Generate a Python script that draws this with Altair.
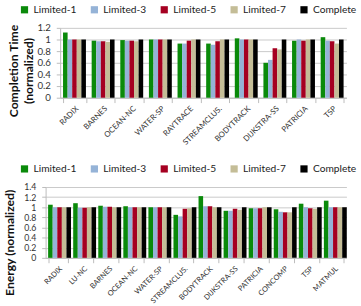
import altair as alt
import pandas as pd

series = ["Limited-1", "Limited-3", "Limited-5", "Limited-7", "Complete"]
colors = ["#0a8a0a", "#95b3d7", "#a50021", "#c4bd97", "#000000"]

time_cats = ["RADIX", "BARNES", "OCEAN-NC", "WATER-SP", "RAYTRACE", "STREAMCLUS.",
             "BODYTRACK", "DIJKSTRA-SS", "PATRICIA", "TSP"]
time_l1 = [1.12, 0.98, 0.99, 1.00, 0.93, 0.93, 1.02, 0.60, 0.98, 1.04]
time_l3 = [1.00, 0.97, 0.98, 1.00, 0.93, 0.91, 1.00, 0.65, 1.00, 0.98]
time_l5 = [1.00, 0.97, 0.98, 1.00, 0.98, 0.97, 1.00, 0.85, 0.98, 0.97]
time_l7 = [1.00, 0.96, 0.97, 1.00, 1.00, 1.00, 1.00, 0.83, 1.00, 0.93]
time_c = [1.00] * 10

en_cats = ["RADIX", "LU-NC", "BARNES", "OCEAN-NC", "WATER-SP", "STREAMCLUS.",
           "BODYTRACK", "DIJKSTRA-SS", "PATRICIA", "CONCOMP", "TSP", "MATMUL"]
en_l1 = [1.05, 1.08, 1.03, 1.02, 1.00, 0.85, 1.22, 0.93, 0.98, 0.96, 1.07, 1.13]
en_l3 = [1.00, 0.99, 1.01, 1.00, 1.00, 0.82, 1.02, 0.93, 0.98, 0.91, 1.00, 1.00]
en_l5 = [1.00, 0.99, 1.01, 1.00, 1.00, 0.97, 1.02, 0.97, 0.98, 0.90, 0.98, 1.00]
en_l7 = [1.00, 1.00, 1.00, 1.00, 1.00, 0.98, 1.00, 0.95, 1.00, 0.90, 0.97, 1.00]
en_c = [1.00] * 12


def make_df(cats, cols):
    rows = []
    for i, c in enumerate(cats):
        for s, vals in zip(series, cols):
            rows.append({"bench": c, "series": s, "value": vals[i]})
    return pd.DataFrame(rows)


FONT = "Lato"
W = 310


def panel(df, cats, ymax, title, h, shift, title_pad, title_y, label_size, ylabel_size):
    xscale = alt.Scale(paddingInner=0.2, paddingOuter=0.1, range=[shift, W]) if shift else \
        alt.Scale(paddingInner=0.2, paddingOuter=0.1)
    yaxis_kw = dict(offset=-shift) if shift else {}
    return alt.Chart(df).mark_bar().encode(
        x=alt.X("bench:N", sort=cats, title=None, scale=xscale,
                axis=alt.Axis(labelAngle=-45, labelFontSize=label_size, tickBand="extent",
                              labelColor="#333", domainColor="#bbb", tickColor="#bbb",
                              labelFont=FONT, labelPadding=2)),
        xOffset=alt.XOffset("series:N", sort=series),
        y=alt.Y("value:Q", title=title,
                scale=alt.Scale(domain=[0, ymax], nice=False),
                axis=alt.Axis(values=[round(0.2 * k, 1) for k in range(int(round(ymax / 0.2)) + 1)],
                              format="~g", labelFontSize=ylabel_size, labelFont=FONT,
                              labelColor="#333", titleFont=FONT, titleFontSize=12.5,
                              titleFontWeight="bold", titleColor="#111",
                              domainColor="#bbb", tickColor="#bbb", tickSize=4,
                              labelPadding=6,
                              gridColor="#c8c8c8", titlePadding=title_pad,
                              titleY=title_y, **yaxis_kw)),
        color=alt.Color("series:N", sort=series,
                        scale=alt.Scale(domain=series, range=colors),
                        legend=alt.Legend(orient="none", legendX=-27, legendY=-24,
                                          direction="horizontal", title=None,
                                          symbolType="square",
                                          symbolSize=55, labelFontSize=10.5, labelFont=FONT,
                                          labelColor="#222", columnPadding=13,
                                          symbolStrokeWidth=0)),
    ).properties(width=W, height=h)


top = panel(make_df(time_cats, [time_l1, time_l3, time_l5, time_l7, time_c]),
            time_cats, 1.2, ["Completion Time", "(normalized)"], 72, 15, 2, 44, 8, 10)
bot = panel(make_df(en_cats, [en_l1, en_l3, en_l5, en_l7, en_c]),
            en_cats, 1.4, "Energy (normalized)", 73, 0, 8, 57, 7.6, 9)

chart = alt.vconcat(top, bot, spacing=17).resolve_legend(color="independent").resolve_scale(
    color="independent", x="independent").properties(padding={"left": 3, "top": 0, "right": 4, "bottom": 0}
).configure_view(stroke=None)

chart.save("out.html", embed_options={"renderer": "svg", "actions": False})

[Exercise prompt] Reproduce the material above in full, exactly, with no images.

[Reply]
Generate a Python script that draws this with Altair.
import altair as alt
import pandas as pd

series = ["Limited-1", "Limited-3", "Limited-5", "Limited-7", "Complete"]
colors = ["#0a8a0a", "#95b3d7", "#a50021", "#c4bd97", "#000000"]

time_cats = ["RADIX", "BARNES", "OCEAN-NC", "WATER-SP", "RAYTRACE", "STREAMCLUS.",
             "BODYTRACK", "DIJKSTRA-SS", "PATRICIA", "TSP"]
time_l1 = [1.12, 0.98, 0.99, 1.00, 0.93, 0.93, 1.02, 0.60, 0.98, 1.04]
time_l3 = [1.00, 0.97, 0.98, 1.00, 0.93, 0.91, 1.00, 0.65, 1.00, 0.98]
time_l5 = [1.00, 0.97, 0.98, 1.00, 0.98, 0.97, 1.00, 0.85, 0.98, 0.97]
time_l7 = [1.00, 0.96, 0.97, 1.00, 1.00, 1.00, 1.00, 0.83, 1.00, 0.93]
time_c = [1.00] * 10

en_cats = ["RADIX", "LU-NC", "BARNES", "OCEAN-NC", "WATER-SP", "STREAMCLUS.",
           "BODYTRACK", "DIJKSTRA-SS", "PATRICIA", "CONCOMP", "TSP", "MATMUL"]
en_l1 = [1.05, 1.08, 1.03, 1.02, 1.00, 0.85, 1.22, 0.93, 0.98, 0.96, 1.07, 1.13]
en_l3 = [1.00, 0.99, 1.01, 1.00, 1.00, 0.82, 1.02, 0.93, 0.98, 0.91, 1.00, 1.00]
en_l5 = [1.00, 0.99, 1.01, 1.00, 1.00, 0.97, 1.02, 0.97, 0.98, 0.90, 0.98, 1.00]
en_l7 = [1.00, 1.00, 1.00, 1.00, 1.00, 0.98, 1.00, 0.95, 1.00, 0.90, 0.97, 1.00]
en_c = [1.00] * 12


def make_df(cats, cols):
    rows = []
    for i, c in enumerate(cats):
        for s, vals in zip(series, cols):
            rows.append({"bench": c, "series": s, "value": vals[i]})
    return pd.DataFrame(rows)


FONT = "Lato"
W = 310


def panel(df, cats, ymax, title, h, shift, title_pad, title_y, label_size, ylabel_size):
    xscale = alt.Scale(paddingInner=0.2, paddingOuter=0.1, range=[shift, W]) if shift else \
        alt.Scale(paddingInner=0.2, paddingOuter=0.1)
    yaxis_kw = dict(offset=-shift) if shift else {}
    return alt.Chart(df).mark_bar().encode(
        x=alt.X("bench:N", sort=cats, title=None, scale=xscale,
                axis=alt.Axis(labelAngle=-45, labelFontSize=label_size, tickBand="extent",
                              labelColor="#333", domainColor="#bbb", tickColor="#bbb",
                              labelFont=FONT, labelPadding=2)),
        xOffset=alt.XOffset("series:N", sort=series),
        y=alt.Y("value:Q", title=title,
                scale=alt.Scale(domain=[0, ymax], nice=False),
                axis=alt.Axis(values=[round(0.2 * k, 1) for k in range(int(round(ymax / 0.2)) + 1)],
                              format="~g", labelFontSize=ylabel_size, labelFont=FONT,
                              labelColor="#333", titleFont=FONT, titleFontSize=12.5,
                              titleFontWeight="bold", titleColor="#111",
                              domainColor="#bbb", tickColor="#bbb", tickSize=4,
                              labelPadding=6,
                              gridColor="#c8c8c8", titlePadding=title_pad,
                              titleY=title_y, **yaxis_kw)),
        color=alt.Color("series:N", sort=series,
                        scale=alt.Scale(domain=series, range=colors),
                        legend=alt.Legend(orient="none", legendX=-27, legendY=-24,
                                          direction="horizontal", title=None,
                                          symbolType="square",
                                          symbolSize=55, labelFontSize=10.5, labelFont=FONT,
                                          labelColor="#222", columnPadding=13,
                                          symbolStrokeWidth=0)),
    ).properties(width=W, height=h)


top = panel(make_df(time_cats, [time_l1, time_l3, time_l5, time_l7, time_c]),
            time_cats, 1.2, ["Completion Time", "(normalized)"], 72, 15, 2, 44, 8, 10)
bot = panel(make_df(en_cats, [en_l1, en_l3, en_l5, en_l7, en_c]),
            en_cats, 1.4, "Energy (normalized)", 73, 0, 8, 57, 7.6, 9)

chart = alt.vconcat(top, bot, spacing=17).resolve_legend(color="independent").resolve_scale(
    color="independent", x="independent").properties(padding={"left": 3, "top": 0, "right": 4, "bottom": 0}
).configure_view(stroke=None)

chart.save("out.html", embed_options={"renderer": "svg", "actions": False})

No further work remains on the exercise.